Welcome to the resource topic for 2021/458
Title:
FAMILY KEY CRYPTOGRAPHY: Interchangeable Symmetric Keys; a Different Cryptographic Paradigm
Authors: Gideon Samid
Abstract:In the current crypto paradigm a single secret key transforms a plaintext into a ciphertext and vice versa, or at most a different key is doing the reverse action. Attackers exposed to the ciphertext are hammering it to extract that single key and the plaintext. This paradigm may be challenged with an alternate setup: using a particular crypto algorithm, there is an infinite number of keys that are perfectly interchangeable – each has the same effect. Nonetheless they are hard to find. And unlike regular cryptography, the best an attacker can hope for using this new "Family Key Cryptography”, is to identify the entire infinitely large family of keys, not the actual key that executed the cryptographic action. This very fact is a cornerstone for a host of applications, mostly still to be unfolded.

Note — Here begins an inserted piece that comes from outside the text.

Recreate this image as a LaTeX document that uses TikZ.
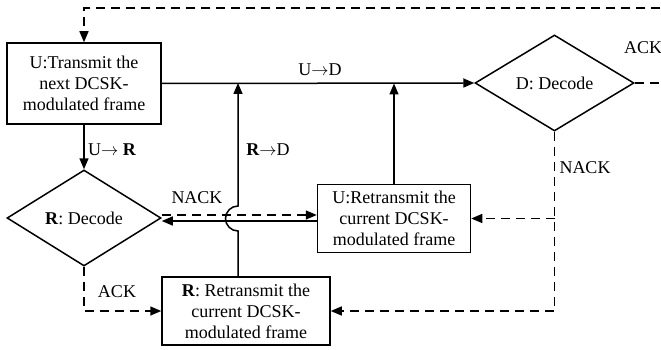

E.g.: (1) Community Cryptography, where each member has a different key, but the community will encrypt and decrypt as if sharing the same key; (2) ‘Forever Key Cryptography’: crashing the Shannon’s limit, the Forever Key strategy will allow a single finite key to last indefinitely. The shared secret key will be used to derive a succession of operating keys, which will be replaced before they are being compromised. Since any cryptanalysis of usage will end up with an infinite list of key candidates, there will be equal number of candidates for the shared “Forever Key”, and thus there will be no erosion in the secrecy of the Forever Key regardless of its level of use. The very idea of infinite number of interchangeable keys is so fundamentally different, that most of its applications are still unknown.